● INSTRUCTION:
The entries below should be output exactly as written.

● THE INPUT:
# # # # # # #

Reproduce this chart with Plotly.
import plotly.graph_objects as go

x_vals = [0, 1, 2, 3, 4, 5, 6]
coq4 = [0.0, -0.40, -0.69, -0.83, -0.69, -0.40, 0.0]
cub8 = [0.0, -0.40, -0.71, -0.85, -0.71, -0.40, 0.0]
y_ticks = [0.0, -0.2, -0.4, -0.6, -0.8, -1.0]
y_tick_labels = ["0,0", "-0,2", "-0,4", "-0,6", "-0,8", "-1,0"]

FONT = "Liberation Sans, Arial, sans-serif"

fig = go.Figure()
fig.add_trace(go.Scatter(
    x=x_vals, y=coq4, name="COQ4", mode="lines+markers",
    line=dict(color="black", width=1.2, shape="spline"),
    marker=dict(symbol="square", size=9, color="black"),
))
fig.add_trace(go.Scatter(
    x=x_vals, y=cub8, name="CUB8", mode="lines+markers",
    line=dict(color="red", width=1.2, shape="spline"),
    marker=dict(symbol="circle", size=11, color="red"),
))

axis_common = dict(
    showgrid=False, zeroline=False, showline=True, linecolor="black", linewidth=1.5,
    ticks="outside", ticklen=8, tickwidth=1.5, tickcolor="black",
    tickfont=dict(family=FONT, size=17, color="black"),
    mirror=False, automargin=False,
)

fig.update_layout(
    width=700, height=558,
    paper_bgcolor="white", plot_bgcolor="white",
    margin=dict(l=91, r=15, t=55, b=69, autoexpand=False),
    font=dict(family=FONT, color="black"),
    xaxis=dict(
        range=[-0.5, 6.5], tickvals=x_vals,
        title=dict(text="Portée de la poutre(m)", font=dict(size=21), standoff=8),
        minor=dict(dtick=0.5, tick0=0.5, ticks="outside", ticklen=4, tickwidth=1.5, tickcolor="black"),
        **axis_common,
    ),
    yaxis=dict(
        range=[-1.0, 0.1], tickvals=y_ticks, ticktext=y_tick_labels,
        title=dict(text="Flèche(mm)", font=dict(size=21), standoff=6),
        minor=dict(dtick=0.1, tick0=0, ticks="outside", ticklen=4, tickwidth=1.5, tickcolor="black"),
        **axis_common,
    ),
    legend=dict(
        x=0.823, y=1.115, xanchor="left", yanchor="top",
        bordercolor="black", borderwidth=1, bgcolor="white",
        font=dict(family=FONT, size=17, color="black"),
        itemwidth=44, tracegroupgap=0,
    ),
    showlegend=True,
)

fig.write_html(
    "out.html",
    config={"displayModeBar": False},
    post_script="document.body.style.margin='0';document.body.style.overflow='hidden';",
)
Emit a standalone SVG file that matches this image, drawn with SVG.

# # # # # # #

● SOLUTION BELOW:
Reproduce this chart with Plotly.
import plotly.graph_objects as go

x_vals = [0, 1, 2, 3, 4, 5, 6]
coq4 = [0.0, -0.40, -0.69, -0.83, -0.69, -0.40, 0.0]
cub8 = [0.0, -0.40, -0.71, -0.85, -0.71, -0.40, 0.0]
y_ticks = [0.0, -0.2, -0.4, -0.6, -0.8, -1.0]
y_tick_labels = ["0,0", "-0,2", "-0,4", "-0,6", "-0,8", "-1,0"]

FONT = "Liberation Sans, Arial, sans-serif"

fig = go.Figure()
fig.add_trace(go.Scatter(
    x=x_vals, y=coq4, name="COQ4", mode="lines+markers",
    line=dict(color="black", width=1.2, shape="spline"),
    marker=dict(symbol="square", size=9, color="black"),
))
fig.add_trace(go.Scatter(
    x=x_vals, y=cub8, name="CUB8", mode="lines+markers",
    line=dict(color="red", width=1.2, shape="spline"),
    marker=dict(symbol="circle", size=11, color="red"),
))

axis_common = dict(
    showgrid=False, zeroline=False, showline=True, linecolor="black", linewidth=1.5,
    ticks="outside", ticklen=8, tickwidth=1.5, tickcolor="black",
    tickfont=dict(family=FONT, size=17, color="black"),
    mirror=False, automargin=False,
)

fig.update_layout(
    width=700, height=558,
    paper_bgcolor="white", plot_bgcolor="white",
    margin=dict(l=91, r=15, t=55, b=69, autoexpand=False),
    font=dict(family=FONT, color="black"),
    xaxis=dict(
        range=[-0.5, 6.5], tickvals=x_vals,
        title=dict(text="Portée de la poutre(m)", font=dict(size=21), standoff=8),
        minor=dict(dtick=0.5, tick0=0.5, ticks="outside", ticklen=4, tickwidth=1.5, tickcolor="black"),
        **axis_common,
    ),
    yaxis=dict(
        range=[-1.0, 0.1], tickvals=y_ticks, ticktext=y_tick_labels,
        title=dict(text="Flèche(mm)", font=dict(size=21), standoff=6),
        minor=dict(dtick=0.1, tick0=0, ticks="outside", ticklen=4, tickwidth=1.5, tickcolor="black"),
        **axis_common,
    ),
    legend=dict(
        x=0.823, y=1.115, xanchor="left", yanchor="top",
        bordercolor="black", borderwidth=1, bgcolor="white",
        font=dict(family=FONT, size=17, color="black"),
        itemwidth=44, tracegroupgap=0,
    ),
    showlegend=True,
)

fig.write_html(
    "out.html",
    config={"displayModeBar": False},
    post_script="document.body.style.margin='0';document.body.style.overflow='hidden';",
)
Emit a standalone SVG file that matches this image, drawn with SVG.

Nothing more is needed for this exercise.